Start Listing

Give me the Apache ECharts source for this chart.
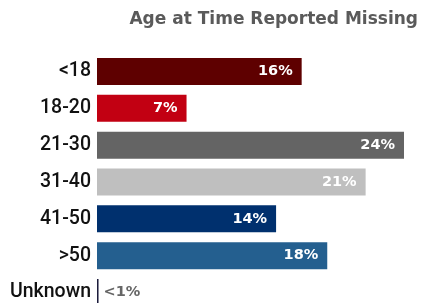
<!DOCTYPE html>
<html>
<head>
<meta charset="utf-8">
<script src="https://cdn.jsdelivr.net/npm/echarts@6/dist/echarts.min.js"></script>
<style>
  html, body { margin: 0; padding: 0; background: #fff; }
  #chart { width: 421px; height: 303px; }
</style>
</head>
<body>
<div id="chart"></div>
<script>
var categories = ['<18', '18-20', '21-30', '31-40', '41-50', '>50', 'Unknown'];
var values = [16, 7, 24, 21, 14, 18, 0.12];
var valueLabels = ['16%', '7%', '24%', '21%', '14%', '18%', '<1%'];
var barColors = ['#5e0000', '#c20012', '#646464', '#bfbfbf', '#00306e', '#245f8f', '#1c1c3c'];

var myChart = echarts.init(document.getElementById('chart'));

var barData = [];
for (var i = 0; i < values.length; i++) {
    var unknown = i === values.length - 1;
    barData.push({
        value: values[i],
        itemStyle: { color: barColors[i] },
        label: unknown ? {
            position: 'right',
            distance: 5,
            color: '#666666'
        } : {}
    });
}

var option = {
    animation: false,
    title: {
        text: 'Age at Time Reported Missing',
        right: 3,
        top: 11,
        padding: 0,
        textStyle: {
            fontFamily: 'DejaVu Sans',
            fontWeight: 'bold',
            fontSize: 17,
            color: '#5a5a5a'
        }
    },
    grid: {
        left: 97,
        right: 17,
        top: 53,
        height: 258,
        outerBoundsMode: 'none'
    },
    xAxis: {
        type: 'value',
        min: 0,
        max: 24,
        show: false
    },
    yAxis: {
        type: 'category',
        data: categories,
        inverse: true,
        axisLine: { show: false },
        axisTick: { show: false },
        axisLabel: {
            margin: 6,
            color: '#111111',
            fontFamily: 'Roboto',
            fontWeight: 500,
            fontSize: 19.5
        }
    },
    series: [{
        type: 'bar',
        data: barData,
        barWidth: 27,
        label: {
            show: true,
            position: 'insideRight',
            distance: 9,
            color: '#ffffff',
            fontFamily: 'DejaVu Sans',
            fontWeight: 'bold',
            fontSize: 14.5,
            formatter: function (p) { return valueLabels[p.dataIndex]; }
        }
    }]
};

myChart.setOption(option);
</script>
</body>
</html>
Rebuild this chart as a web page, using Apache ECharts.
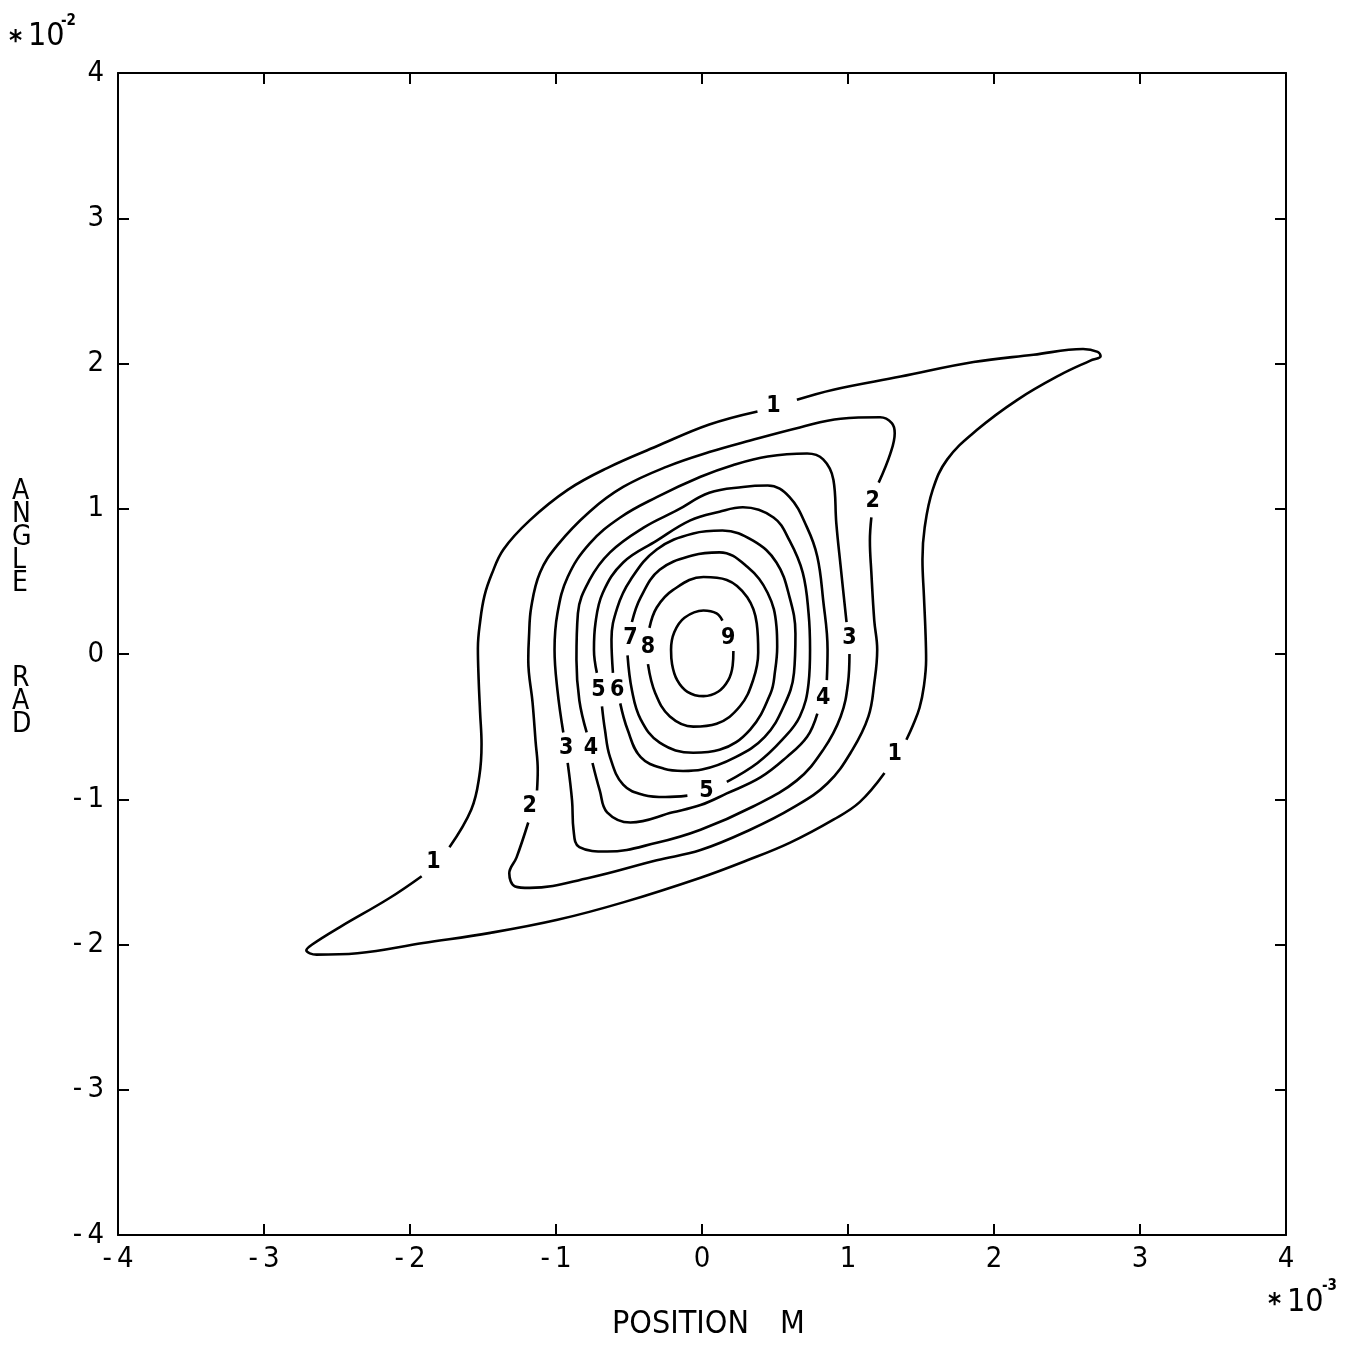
<!DOCTYPE html>
<html>
<head>
<meta charset="utf-8">
<script src="https://cdn.jsdelivr.net/npm/echarts@6/dist/echarts.min.js"></script>
<style>
  html, body { margin: 0; padding: 0; background: #fff; }
  #chart { width: 1356px; height: 1352px; }
</style>
</head>
<body>
<div id="chart"></div>
<script>
// Axis ticks: position in units of 1e-3 m, angle in units of 1e-2 rad
const xTicks = [-4, -3, -2, -1, 0, 1, 2, 3, 4];
const yTicks = [-4, -3, -2, -1, 0, 1, 2, 3, 4];

// Contour paths as [position, angle] pairs; each level is split where its label sits
const contour1 = [
  [[0.65,1.75],[0.90,1.82],[1.36,1.91],[1.86,2.01],[2.27,2.06],[2.61,2.10],[2.71,2.08],[2.73,2.05],[2.66,2.02],[2.45,1.92],[2.16,1.75],[1.88,1.54],[1.68,1.34],[1.58,1.13],[1.525,0.87],[1.51,0.65],[1.52,0.40],[1.53,0.17],[1.535,-0.04],[1.52,-0.22],[1.49,-0.37],[1.445,-0.49],[1.40,-0.59]],
  [[1.25,-0.82],[1.08,-1.02],[0.90,-1.14],[0.60,-1.30],[0.31,-1.42],[-0.01,-1.54],[-0.54,-1.71],[-0.99,-1.83],[-1.45,-1.92],[-1.91,-1.99],[-2.36,-2.06],[-2.64,-2.07],[-2.71,-2.04],[-2.67,-2.00],[-2.48,-1.88],[-2.14,-1.68],[-1.92,-1.53]],
  [[-1.73,-1.33],[-1.58,-1.07],[-1.525,-0.84],[-1.51,-0.62],[-1.52,-0.40],[-1.53,-0.17],[-1.535,0.04],[-1.52,0.22],[-1.49,0.40],[-1.44,0.55],[-1.36,0.72],[-1.18,0.92],[-0.92,1.13],[-0.65,1.28],[-0.31,1.43],[0.05,1.58],[0.38,1.67]]
];
const contour2 = [
  [[1.16,0.94],[1.15,0.78],[1.16,0.56],[1.18,0.23],[1.20,0.03],[1.18,-0.20],[1.14,-0.43],[1.03,-0.66],[0.86,-0.89],[0.62,-1.06],[0.33,-1.21],[-0.01,-1.35],[-0.31,-1.42],[-0.77,-1.54],[-1.18,-1.61],[-1.28,-1.60],[-1.32,-1.51],[-1.27,-1.40],[-1.19,-1.16]],
  [[-1.13,-0.94],[-1.125,-0.80],[-1.14,-0.60],[-1.16,-0.34],[-1.19,-0.04],[-1.185,0.12],[-1.17,0.32],[-1.11,0.56],[-0.99,0.75],[-0.77,0.98],[-0.54,1.15],[-0.24,1.29],[0.05,1.39],[0.33,1.47],[0.67,1.56],[0.95,1.62],[1.22,1.63],[1.30,1.59],[1.32,1.52],[1.29,1.38],[1.21,1.18]]
];
const contour3 = [
  [[1.01,0.00],[1.00,-0.20],[0.95,-0.43],[0.83,-0.66],[0.65,-0.87],[0.35,-1.05],[-0.01,-1.21],[-0.31,-1.30],[-0.65,-1.36],[-0.84,-1.33],[-0.88,-1.21],[-0.89,-1.01],[-0.92,-0.75]],
  [[-0.95,-0.54],[-0.99,-0.25],[-1.01,0.03],[-0.99,0.28],[-0.92,0.53],[-0.77,0.76],[-0.56,0.94],[-0.31,1.08],[-0.01,1.22],[0.21,1.30],[0.45,1.36],[0.72,1.38],[0.83,1.34],[0.90,1.20],[0.92,0.90],[0.95,0.60],[0.99,0.22]]
];
const contour4 = [
  [[0.79,-0.41],[0.72,-0.57],[0.58,-0.71],[0.40,-0.85],[0.17,-0.96],[-0.01,-1.04],[-0.20,-1.09],[-0.49,-1.16],[-0.65,-1.09],[-0.70,-0.94],[-0.75,-0.75]],
  [[-0.79,-0.54],[-0.84,-0.32],[-0.86,-0.04],[-0.85,0.28],[-0.77,0.51],[-0.63,0.70],[-0.40,0.87],[-0.17,0.99],[0.05,1.11],[0.28,1.15],[0.45,1.16],[0.60,1.08],[0.72,0.87],[0.79,0.67],[0.83,0.37],[0.86,0.03],[0.855,-0.18]]
];
const contour5 = [
  [[-0.72,-0.13],[-0.74,0.03],[-0.73,0.21],[-0.68,0.42],[-0.54,0.63],[-0.31,0.78],[-0.08,0.92],[0.12,0.98],[0.28,1.01],[0.49,0.94],[0.60,0.78],[0.69,0.56],[0.73,0.28],[0.74,0.03],[0.73,-0.20],[0.67,-0.43],[0.55,-0.59],[0.38,-0.75],[0.17,-0.88]],
  [[-0.10,-0.975],[-0.25,-0.985],[-0.40,-0.97],[-0.54,-0.90],[-0.63,-0.71],[-0.665,-0.52],[-0.685,-0.36]]
];
const contour6 = [
  [[-0.61,-0.13],[-0.62,0.10],[-0.58,0.32],[-0.49,0.51],[-0.31,0.72],[-0.06,0.83],[0.14,0.85],[0.35,0.78],[0.51,0.63],[0.60,0.39],[0.64,0.14],[0.63,-0.13],[0.56,-0.36],[0.43,-0.57],[0.23,-0.71],[0.00,-0.795],[-0.13,-0.805],[-0.26,-0.79],[-0.42,-0.71],[-0.51,-0.52],[-0.56,-0.34]]
];
const contour7 = [
  [[-0.48,0.22],[-0.42,0.39],[-0.29,0.58],[-0.06,0.68],[0.12,0.70],[0.31,0.60],[0.45,0.42],[0.51,0.19],[0.515,0.05],[0.50,-0.12],[0.47,-0.27],[0.33,-0.52],[0.12,-0.66],[-0.06,-0.68],[-0.29,-0.61],[-0.42,-0.45],[-0.48,-0.25],[-0.51,-0.01]]
];
const contour8 = [
  [[-0.36,0.18],[-0.31,0.32],[-0.20,0.44],[0.01,0.53],[0.17,0.51],[0.31,0.39],[0.375,0.21],[0.385,0.01],[0.35,-0.18],[0.26,-0.36],[0.10,-0.48],[-0.06,-0.50],[-0.22,-0.43],[-0.32,-0.27],[-0.37,-0.07]]
];
const contour9 = [
  [[0.215,0.02],[0.21,-0.08],[0.18,-0.18],[0.11,-0.26],[0.01,-0.29],[-0.10,-0.26],[-0.17,-0.18],[-0.205,-0.07],[-0.212,0.03],[-0.19,0.15],[-0.12,0.25],[0.01,0.30],[0.10,0.28],[0.14,0.23]]
];

// Level labels placed in the gaps of the contour lines
const contourLabels = [
  [0.49, 1.71, '1'], [-1.84, -1.43, '1'], [1.32, -0.69, '1'],
  [1.17, 1.05, '2'], [-1.18, -1.05, '2'],
  [1.01, 0.11, '3'], [-0.93, -0.65, '3'],
  [0.83, -0.30, '4'], [-0.76, -0.65, '4'],
  [0.03, -0.94, '5'], [-0.71, -0.25, '5'],
  [-0.58, -0.25, '6'],
  [-0.49, 0.11, '7'],
  [-0.37, 0.05, '8'],
  [0.18, 0.11, '9']
];

const FONT = "'Liberation Sans Narrow', 'DejaVu Sans Condensed', 'Liberation Sans', sans-serif";
const levels = [contour1, contour2, contour3, contour4, contour5, contour6, contour7, contour8, contour9];

const series = [];
levels.forEach((segments, i) => {
  segments.forEach((seg, j) => {
    series.push({
      name: 'level ' + (i + 1) + '.' + j,
      type: 'line',
      data: seg,
      smooth: 0.4,
      symbol: 'none',
      silent: true,
      xAxisIndex: 0,
      yAxisIndex: 0,
      lineStyle: { color: '#000', width: 2.6 }
    });
  });
});
series.push({
  type: 'scatter',
  xAxisIndex: 0,
  yAxisIndex: 0,
  symbolSize: 1,
  silent: true,
  itemStyle: { color: 'rgba(0,0,0,0)' },
  data: contourLabels.map(d => ({ value: [d[0], d[1]], name: d[2] })),
  label: {
    show: true,
    position: 'inside',
    formatter: p => p.name,
    fontFamily: FONT,
    fontSize: 23,
    fontWeight: 'bold',
    color: '#000',
    textBorderWidth: 0,
    opacity: 1
  }
});

const tickFmt = v => (v < 0 ? '-\u2009' + (-v) : String(v));
const lineStyle = { color: '#000', width: 2 };
function axis(kind, pos, ticks, showLabels) {
  return {
    type: 'value',
    position: pos,
    min: ticks[0],
    max: ticks[ticks.length - 1],
    interval: ticks[1] - ticks[0],
    axisLine: { show: true, onZero: false, lineStyle },
    axisTick: { show: true, inside: true, length: 11, lineStyle },
    splitLine: { show: false },
    axisLabel: {
      show: showLabels,
      showMinLabel: true,
      showMaxLabel: true,
      margin: kind === 'x' ? 10 : 14,
      formatter: tickFmt,
      fontFamily: FONT,
      fontSize: 29,
      color: '#000'
    }
  };
}

const chart = echarts.init(document.getElementById('chart'), null, { renderer: 'canvas' });
chart.setOption({
  animation: false,
  backgroundColor: '#fff',
  grid: { left: 118, right: 70, top: 73, bottom: 117 },
  xAxis: [axis('x', 'bottom', xTicks, true), axis('x', 'top', xTicks, false)],
  yAxis: [axis('y', 'left', yTicks, true), axis('y', 'right', yTicks, false)],
  series,
  graphic: [
    { type: 'text', left: 9, top: 29, style: { text: '*', font: 'bold 28px ' + FONT, fill: '#000' } },
    { type: 'text', left: 28, top: 21, style: { text: '10', font: '32px ' + FONT, fill: '#000' } },
    { type: 'text', left: 61, top: 14, style: { text: '-2', font: 'bold 15px ' + FONT, fill: '#000' } },
    { type: 'text', left: 1268, top: 1292, style: { text: '*', font: 'bold 28px ' + FONT, fill: '#000' } },
    { type: 'text', left: 1287, top: 1287, style: { text: '10', font: '32px ' + FONT, fill: '#000' } },
    { type: 'text', left: 1322, top: 1279, style: { text: '-3', font: 'bold 15px ' + FONT, fill: '#000' } },
    { type: 'text', left: 612, top: 1309, style: { text: 'POSITION', font: '32px ' + FONT, fill: '#000' } },
    { type: 'text', left: 780, top: 1309, style: { text: 'M', font: '32px ' + FONT, fill: '#000' } },
    { type: 'text', left: 12, top: 478, style: { text: 'A\nN\nG\nL\nE', font: '28px ' + FONT, lineHeight: 23, fill: '#000' } },
    { type: 'text', left: 12, top: 665, style: { text: 'R\nA\nD', font: '28px ' + FONT, lineHeight: 23, fill: '#000' } }
  ]
});
</script>
</body>
</html>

End Listing

** Goal of the exercise **
State only the number of lines in these entries that contain "Apache".

** Written solution **
2